Instructions for the task –
Return each line of the listing below, unchanged, and omit the images.

/---

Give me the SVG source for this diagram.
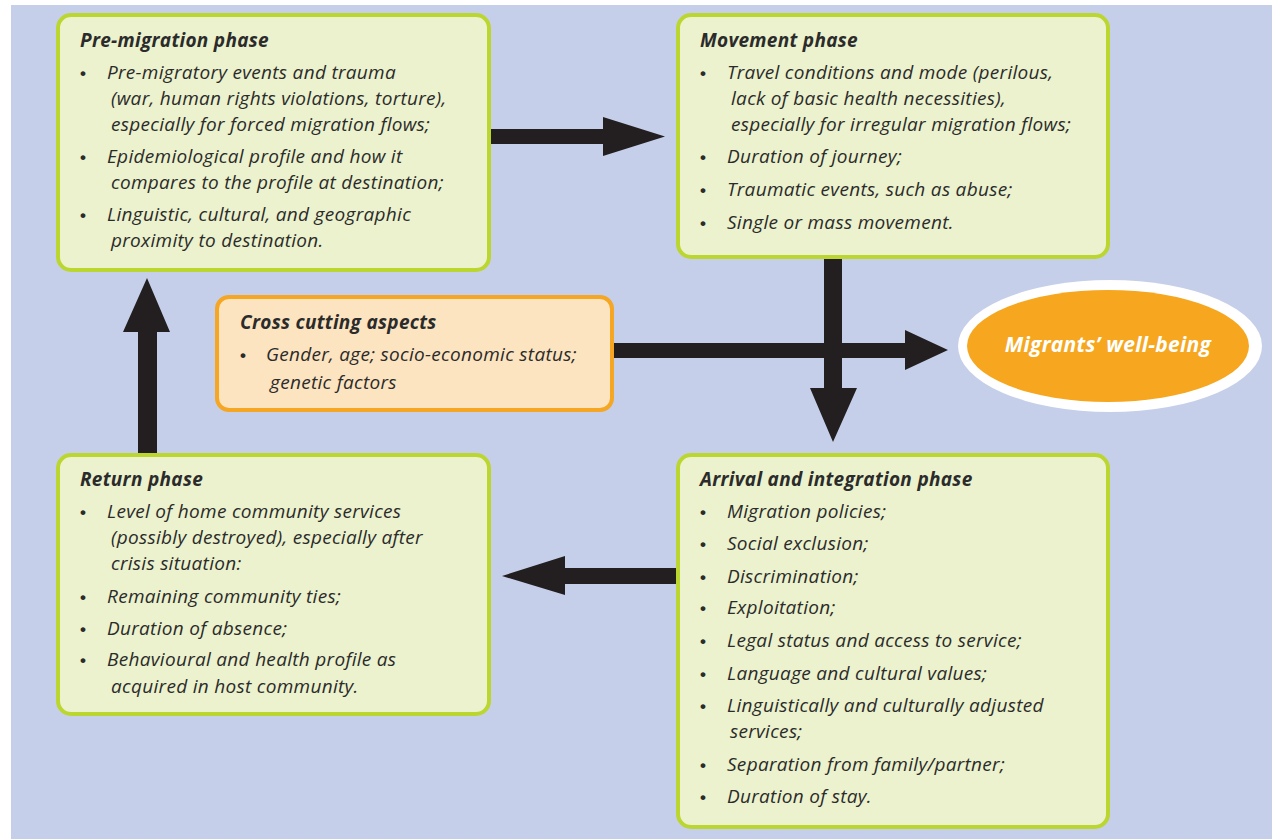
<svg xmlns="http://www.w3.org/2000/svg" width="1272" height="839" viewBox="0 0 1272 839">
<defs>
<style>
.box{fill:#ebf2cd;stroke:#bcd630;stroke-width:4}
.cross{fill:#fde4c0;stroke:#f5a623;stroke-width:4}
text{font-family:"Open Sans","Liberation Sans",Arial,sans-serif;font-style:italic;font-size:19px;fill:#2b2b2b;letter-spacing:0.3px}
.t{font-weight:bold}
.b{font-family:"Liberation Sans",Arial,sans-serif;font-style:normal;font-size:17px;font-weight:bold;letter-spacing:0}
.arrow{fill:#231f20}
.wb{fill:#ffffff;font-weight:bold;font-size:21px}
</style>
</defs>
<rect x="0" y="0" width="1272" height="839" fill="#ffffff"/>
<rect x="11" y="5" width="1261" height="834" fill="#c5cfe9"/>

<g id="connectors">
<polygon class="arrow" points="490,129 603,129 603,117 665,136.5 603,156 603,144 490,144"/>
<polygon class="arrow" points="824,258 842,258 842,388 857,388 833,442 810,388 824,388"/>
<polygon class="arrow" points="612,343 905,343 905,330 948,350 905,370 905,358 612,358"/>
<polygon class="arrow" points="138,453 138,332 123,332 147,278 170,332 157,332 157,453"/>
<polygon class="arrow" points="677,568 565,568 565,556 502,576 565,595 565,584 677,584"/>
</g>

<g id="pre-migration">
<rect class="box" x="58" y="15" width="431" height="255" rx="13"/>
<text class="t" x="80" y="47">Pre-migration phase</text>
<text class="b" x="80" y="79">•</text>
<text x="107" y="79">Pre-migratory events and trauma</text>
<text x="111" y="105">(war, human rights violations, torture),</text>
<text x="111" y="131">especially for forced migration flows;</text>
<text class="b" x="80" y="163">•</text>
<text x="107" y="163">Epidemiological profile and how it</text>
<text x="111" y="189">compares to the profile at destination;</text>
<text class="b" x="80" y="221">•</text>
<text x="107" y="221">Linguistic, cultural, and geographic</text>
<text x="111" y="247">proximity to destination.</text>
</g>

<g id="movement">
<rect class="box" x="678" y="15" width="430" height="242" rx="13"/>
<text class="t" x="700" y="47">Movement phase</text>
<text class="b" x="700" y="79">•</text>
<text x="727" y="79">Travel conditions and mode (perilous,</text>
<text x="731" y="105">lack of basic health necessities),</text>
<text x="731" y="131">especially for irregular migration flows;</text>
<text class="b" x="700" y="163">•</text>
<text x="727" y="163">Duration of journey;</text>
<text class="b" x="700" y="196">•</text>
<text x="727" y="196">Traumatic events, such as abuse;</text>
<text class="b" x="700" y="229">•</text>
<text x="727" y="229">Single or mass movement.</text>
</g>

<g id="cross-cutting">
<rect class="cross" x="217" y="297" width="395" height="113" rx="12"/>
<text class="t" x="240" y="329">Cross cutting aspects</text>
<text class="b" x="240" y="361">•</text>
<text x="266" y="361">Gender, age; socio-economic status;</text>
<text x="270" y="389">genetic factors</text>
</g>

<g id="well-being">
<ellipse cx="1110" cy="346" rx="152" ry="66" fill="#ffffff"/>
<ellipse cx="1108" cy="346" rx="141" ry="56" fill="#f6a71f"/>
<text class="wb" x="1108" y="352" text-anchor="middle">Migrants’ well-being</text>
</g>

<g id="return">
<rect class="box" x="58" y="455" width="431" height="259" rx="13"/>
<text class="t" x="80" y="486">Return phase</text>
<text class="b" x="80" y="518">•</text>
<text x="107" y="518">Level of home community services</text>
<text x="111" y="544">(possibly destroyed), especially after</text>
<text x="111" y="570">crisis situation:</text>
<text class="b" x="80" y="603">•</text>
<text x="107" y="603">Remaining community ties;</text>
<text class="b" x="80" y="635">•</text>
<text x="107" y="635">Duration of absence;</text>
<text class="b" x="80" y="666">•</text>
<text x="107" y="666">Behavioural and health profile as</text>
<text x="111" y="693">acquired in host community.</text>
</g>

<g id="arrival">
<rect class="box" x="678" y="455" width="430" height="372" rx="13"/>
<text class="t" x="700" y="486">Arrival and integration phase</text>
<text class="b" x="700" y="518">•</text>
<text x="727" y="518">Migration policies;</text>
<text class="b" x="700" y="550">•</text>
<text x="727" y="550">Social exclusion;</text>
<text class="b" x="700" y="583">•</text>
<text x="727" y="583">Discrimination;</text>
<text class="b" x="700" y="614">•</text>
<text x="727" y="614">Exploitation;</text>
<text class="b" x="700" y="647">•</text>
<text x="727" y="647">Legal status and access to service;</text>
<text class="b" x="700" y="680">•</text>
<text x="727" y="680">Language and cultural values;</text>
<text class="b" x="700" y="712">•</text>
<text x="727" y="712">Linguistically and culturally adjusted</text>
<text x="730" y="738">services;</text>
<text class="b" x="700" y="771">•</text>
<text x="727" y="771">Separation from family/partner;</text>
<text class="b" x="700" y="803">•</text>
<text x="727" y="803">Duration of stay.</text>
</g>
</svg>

\---

Solution to the exercise –
Give me the SVG source for this diagram.
<svg xmlns="http://www.w3.org/2000/svg" width="1272" height="839" viewBox="0 0 1272 839">
<defs>
<style>
.box{fill:#ebf2cd;stroke:#bcd630;stroke-width:4}
.cross{fill:#fde4c0;stroke:#f5a623;stroke-width:4}
text{font-family:"Open Sans","Liberation Sans",Arial,sans-serif;font-style:italic;font-size:19px;fill:#2b2b2b;letter-spacing:0.3px}
.t{font-weight:bold}
.b{font-family:"Liberation Sans",Arial,sans-serif;font-style:normal;font-size:17px;font-weight:bold;letter-spacing:0}
.arrow{fill:#231f20}
.wb{fill:#ffffff;font-weight:bold;font-size:21px}
</style>
</defs>
<rect x="0" y="0" width="1272" height="839" fill="#ffffff"/>
<rect x="11" y="5" width="1261" height="834" fill="#c5cfe9"/>

<g id="connectors">
<polygon class="arrow" points="490,129 603,129 603,117 665,136.5 603,156 603,144 490,144"/>
<polygon class="arrow" points="824,258 842,258 842,388 857,388 833,442 810,388 824,388"/>
<polygon class="arrow" points="612,343 905,343 905,330 948,350 905,370 905,358 612,358"/>
<polygon class="arrow" points="138,453 138,332 123,332 147,278 170,332 157,332 157,453"/>
<polygon class="arrow" points="677,568 565,568 565,556 502,576 565,595 565,584 677,584"/>
</g>

<g id="pre-migration">
<rect class="box" x="58" y="15" width="431" height="255" rx="13"/>
<text class="t" x="80" y="47">Pre-migration phase</text>
<text class="b" x="80" y="79">•</text>
<text x="107" y="79">Pre-migratory events and trauma</text>
<text x="111" y="105">(war, human rights violations, torture),</text>
<text x="111" y="131">especially for forced migration flows;</text>
<text class="b" x="80" y="163">•</text>
<text x="107" y="163">Epidemiological profile and how it</text>
<text x="111" y="189">compares to the profile at destination;</text>
<text class="b" x="80" y="221">•</text>
<text x="107" y="221">Linguistic, cultural, and geographic</text>
<text x="111" y="247">proximity to destination.</text>
</g>

<g id="movement">
<rect class="box" x="678" y="15" width="430" height="242" rx="13"/>
<text class="t" x="700" y="47">Movement phase</text>
<text class="b" x="700" y="79">•</text>
<text x="727" y="79">Travel conditions and mode (perilous,</text>
<text x="731" y="105">lack of basic health necessities),</text>
<text x="731" y="131">especially for irregular migration flows;</text>
<text class="b" x="700" y="163">•</text>
<text x="727" y="163">Duration of journey;</text>
<text class="b" x="700" y="196">•</text>
<text x="727" y="196">Traumatic events, such as abuse;</text>
<text class="b" x="700" y="229">•</text>
<text x="727" y="229">Single or mass movement.</text>
</g>

<g id="cross-cutting">
<rect class="cross" x="217" y="297" width="395" height="113" rx="12"/>
<text class="t" x="240" y="329">Cross cutting aspects</text>
<text class="b" x="240" y="361">•</text>
<text x="266" y="361">Gender, age; socio-economic status;</text>
<text x="270" y="389">genetic factors</text>
</g>

<g id="well-being">
<ellipse cx="1110" cy="346" rx="152" ry="66" fill="#ffffff"/>
<ellipse cx="1108" cy="346" rx="141" ry="56" fill="#f6a71f"/>
<text class="wb" x="1108" y="352" text-anchor="middle">Migrants’ well-being</text>
</g>

<g id="return">
<rect class="box" x="58" y="455" width="431" height="259" rx="13"/>
<text class="t" x="80" y="486">Return phase</text>
<text class="b" x="80" y="518">•</text>
<text x="107" y="518">Level of home community services</text>
<text x="111" y="544">(possibly destroyed), especially after</text>
<text x="111" y="570">crisis situation:</text>
<text class="b" x="80" y="603">•</text>
<text x="107" y="603">Remaining community ties;</text>
<text class="b" x="80" y="635">•</text>
<text x="107" y="635">Duration of absence;</text>
<text class="b" x="80" y="666">•</text>
<text x="107" y="666">Behavioural and health profile as</text>
<text x="111" y="693">acquired in host community.</text>
</g>

<g id="arrival">
<rect class="box" x="678" y="455" width="430" height="372" rx="13"/>
<text class="t" x="700" y="486">Arrival and integration phase</text>
<text class="b" x="700" y="518">•</text>
<text x="727" y="518">Migration policies;</text>
<text class="b" x="700" y="550">•</text>
<text x="727" y="550">Social exclusion;</text>
<text class="b" x="700" y="583">•</text>
<text x="727" y="583">Discrimination;</text>
<text class="b" x="700" y="614">•</text>
<text x="727" y="614">Exploitation;</text>
<text class="b" x="700" y="647">•</text>
<text x="727" y="647">Legal status and access to service;</text>
<text class="b" x="700" y="680">•</text>
<text x="727" y="680">Language and cultural values;</text>
<text class="b" x="700" y="712">•</text>
<text x="727" y="712">Linguistically and culturally adjusted</text>
<text x="730" y="738">services;</text>
<text class="b" x="700" y="771">•</text>
<text x="727" y="771">Separation from family/partner;</text>
<text class="b" x="700" y="803">•</text>
<text x="727" y="803">Duration of stay.</text>
</g>
</svg>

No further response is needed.